◆ **Exercise requirements**
Starting at the line containing "Convert this chart to Apache ECharts code." and ending at the line containing "for (var y = 1960;", reproduce each line exactly as written, with both end lines included and all pictures omitted.

◆ **Extracted entries**

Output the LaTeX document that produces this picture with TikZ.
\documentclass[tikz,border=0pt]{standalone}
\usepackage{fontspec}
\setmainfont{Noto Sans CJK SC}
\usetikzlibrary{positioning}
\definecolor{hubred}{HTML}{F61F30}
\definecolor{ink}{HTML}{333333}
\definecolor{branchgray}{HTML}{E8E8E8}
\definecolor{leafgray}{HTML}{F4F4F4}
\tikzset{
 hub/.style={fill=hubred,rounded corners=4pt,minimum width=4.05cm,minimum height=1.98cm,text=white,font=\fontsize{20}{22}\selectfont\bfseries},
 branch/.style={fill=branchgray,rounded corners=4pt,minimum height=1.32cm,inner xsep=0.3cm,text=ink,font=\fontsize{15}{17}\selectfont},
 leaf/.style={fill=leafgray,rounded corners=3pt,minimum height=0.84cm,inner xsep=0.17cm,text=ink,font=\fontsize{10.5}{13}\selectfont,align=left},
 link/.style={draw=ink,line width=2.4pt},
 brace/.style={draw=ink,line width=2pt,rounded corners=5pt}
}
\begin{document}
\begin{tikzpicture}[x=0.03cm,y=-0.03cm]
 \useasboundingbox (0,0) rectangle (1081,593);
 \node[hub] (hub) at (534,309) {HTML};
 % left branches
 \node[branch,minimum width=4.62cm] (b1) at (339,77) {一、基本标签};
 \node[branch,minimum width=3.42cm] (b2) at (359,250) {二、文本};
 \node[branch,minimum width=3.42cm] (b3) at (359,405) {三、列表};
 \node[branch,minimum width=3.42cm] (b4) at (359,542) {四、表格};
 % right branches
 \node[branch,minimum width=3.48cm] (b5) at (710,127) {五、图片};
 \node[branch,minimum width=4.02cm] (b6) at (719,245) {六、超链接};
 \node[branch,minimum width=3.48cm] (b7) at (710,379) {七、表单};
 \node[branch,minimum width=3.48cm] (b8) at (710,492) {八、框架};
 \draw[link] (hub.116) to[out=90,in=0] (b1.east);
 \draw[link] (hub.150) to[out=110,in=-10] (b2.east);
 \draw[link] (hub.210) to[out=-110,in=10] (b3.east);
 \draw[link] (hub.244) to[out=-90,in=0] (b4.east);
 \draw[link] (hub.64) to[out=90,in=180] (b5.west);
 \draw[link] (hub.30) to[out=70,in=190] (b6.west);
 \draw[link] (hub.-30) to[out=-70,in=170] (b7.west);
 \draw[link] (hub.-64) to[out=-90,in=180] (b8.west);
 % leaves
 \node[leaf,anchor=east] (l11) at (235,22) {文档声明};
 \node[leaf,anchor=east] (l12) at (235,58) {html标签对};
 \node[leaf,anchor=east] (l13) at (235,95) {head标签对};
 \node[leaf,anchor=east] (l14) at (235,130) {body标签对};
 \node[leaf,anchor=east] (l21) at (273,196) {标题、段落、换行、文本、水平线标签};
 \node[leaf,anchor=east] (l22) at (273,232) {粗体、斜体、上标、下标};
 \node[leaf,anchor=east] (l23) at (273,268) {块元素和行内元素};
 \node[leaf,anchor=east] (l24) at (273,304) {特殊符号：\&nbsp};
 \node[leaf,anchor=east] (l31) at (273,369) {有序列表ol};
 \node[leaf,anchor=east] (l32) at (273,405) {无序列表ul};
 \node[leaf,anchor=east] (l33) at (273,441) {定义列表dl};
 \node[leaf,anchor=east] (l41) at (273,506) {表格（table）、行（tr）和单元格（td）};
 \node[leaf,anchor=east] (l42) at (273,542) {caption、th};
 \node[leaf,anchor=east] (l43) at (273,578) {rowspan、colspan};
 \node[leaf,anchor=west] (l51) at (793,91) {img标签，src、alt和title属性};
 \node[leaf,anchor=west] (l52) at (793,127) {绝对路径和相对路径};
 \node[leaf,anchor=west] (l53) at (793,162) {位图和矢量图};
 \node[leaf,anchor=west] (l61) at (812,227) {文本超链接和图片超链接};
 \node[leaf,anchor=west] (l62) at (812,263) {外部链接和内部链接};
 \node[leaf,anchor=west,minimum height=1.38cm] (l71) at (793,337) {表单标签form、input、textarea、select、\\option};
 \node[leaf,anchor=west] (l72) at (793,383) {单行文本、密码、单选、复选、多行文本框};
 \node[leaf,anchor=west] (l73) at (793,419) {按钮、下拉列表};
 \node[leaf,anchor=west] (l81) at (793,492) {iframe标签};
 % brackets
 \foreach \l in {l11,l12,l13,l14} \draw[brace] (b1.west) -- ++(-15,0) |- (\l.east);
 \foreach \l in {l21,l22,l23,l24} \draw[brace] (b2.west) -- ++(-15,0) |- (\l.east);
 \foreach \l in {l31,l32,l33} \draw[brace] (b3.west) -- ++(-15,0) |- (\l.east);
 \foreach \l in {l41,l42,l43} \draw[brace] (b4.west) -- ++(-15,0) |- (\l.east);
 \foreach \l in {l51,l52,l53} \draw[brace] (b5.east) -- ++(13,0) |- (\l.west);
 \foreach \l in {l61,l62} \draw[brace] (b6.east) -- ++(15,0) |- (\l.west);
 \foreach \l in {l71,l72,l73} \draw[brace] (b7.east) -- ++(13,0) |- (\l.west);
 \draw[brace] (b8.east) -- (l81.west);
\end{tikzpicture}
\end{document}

...

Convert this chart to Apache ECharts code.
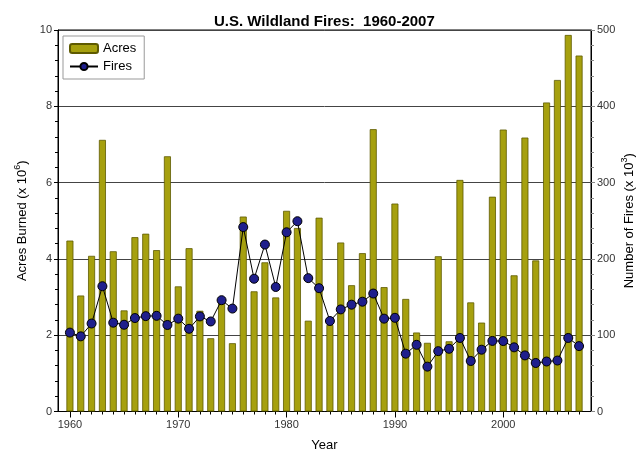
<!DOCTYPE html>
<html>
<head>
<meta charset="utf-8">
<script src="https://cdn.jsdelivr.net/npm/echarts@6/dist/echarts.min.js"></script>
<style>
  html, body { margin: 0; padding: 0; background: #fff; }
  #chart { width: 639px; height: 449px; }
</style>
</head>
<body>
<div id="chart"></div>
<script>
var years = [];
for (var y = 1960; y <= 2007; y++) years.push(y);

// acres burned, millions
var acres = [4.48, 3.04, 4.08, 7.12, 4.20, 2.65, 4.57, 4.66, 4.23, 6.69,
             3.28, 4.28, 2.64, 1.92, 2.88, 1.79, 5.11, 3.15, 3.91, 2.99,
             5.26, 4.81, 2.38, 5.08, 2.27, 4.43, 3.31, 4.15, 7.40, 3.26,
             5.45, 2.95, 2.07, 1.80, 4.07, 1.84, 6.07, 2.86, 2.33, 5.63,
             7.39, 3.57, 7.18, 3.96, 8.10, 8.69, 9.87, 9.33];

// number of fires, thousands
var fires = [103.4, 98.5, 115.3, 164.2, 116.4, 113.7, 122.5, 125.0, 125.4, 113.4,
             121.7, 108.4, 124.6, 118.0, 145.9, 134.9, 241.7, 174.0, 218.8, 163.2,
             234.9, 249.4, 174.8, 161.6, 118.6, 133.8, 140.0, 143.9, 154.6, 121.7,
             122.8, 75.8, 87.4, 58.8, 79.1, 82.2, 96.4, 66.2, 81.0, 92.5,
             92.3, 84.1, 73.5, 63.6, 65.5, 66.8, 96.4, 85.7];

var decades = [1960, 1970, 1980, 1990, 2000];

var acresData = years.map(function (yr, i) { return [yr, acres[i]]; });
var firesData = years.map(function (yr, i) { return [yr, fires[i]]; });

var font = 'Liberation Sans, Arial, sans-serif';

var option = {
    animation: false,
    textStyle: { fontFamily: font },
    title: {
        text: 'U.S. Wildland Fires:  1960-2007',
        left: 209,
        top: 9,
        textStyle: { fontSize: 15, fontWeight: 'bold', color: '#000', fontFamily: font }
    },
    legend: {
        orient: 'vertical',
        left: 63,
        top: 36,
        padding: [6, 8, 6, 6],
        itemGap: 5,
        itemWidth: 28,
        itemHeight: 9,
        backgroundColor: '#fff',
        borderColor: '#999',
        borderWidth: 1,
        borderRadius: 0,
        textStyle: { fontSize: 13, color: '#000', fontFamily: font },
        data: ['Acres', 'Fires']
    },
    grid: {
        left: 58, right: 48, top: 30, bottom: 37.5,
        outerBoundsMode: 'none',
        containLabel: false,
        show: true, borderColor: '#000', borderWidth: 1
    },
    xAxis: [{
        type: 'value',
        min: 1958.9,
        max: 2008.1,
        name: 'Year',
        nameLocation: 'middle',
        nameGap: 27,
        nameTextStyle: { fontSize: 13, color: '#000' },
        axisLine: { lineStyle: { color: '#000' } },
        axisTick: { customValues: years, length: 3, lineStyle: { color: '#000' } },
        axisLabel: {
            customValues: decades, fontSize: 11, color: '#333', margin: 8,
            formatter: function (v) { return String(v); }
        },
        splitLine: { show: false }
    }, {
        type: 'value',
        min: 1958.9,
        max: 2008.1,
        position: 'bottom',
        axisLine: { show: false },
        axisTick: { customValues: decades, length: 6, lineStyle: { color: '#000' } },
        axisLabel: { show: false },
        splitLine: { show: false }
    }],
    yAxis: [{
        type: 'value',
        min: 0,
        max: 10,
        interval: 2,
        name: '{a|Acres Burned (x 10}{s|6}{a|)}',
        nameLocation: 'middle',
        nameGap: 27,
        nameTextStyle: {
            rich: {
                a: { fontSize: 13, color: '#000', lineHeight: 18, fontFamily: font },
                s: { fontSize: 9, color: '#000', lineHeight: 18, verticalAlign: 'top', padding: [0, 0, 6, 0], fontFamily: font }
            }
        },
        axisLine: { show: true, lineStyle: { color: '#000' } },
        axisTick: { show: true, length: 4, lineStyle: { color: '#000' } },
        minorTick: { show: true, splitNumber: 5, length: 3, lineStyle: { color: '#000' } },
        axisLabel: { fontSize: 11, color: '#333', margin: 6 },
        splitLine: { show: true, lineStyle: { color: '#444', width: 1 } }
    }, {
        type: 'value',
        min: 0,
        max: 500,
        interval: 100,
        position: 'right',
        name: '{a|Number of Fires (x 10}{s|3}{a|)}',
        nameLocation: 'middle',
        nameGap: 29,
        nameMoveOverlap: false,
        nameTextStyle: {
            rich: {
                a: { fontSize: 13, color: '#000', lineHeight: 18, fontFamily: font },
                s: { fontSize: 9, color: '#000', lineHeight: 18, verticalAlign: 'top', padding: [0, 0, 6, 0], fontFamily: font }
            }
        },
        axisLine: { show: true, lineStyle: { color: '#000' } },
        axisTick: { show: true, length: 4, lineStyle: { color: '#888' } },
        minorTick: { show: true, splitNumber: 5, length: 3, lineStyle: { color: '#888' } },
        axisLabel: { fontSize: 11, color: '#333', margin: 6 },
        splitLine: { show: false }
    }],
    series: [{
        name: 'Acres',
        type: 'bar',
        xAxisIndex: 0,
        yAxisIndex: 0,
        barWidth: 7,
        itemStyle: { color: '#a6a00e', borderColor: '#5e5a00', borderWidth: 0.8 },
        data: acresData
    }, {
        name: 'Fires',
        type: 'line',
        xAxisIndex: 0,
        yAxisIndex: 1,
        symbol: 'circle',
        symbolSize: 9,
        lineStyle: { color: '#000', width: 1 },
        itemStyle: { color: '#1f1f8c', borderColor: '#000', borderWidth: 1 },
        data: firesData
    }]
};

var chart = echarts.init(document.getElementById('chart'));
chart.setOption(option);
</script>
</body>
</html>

◆ **Exercise output**
Convert this chart to Apache ECharts code.
<!DOCTYPE html>
<html>
<head>
<meta charset="utf-8">
<script src="https://cdn.jsdelivr.net/npm/echarts@6/dist/echarts.min.js"></script>
<style>
  html, body { margin: 0; padding: 0; background: #fff; }
  #chart { width: 639px; height: 449px; }
</style>
</head>
<body>
<div id="chart"></div>
<script>
var years = [];
for (var y = 1960; y <= 2007; y++) years.push(y);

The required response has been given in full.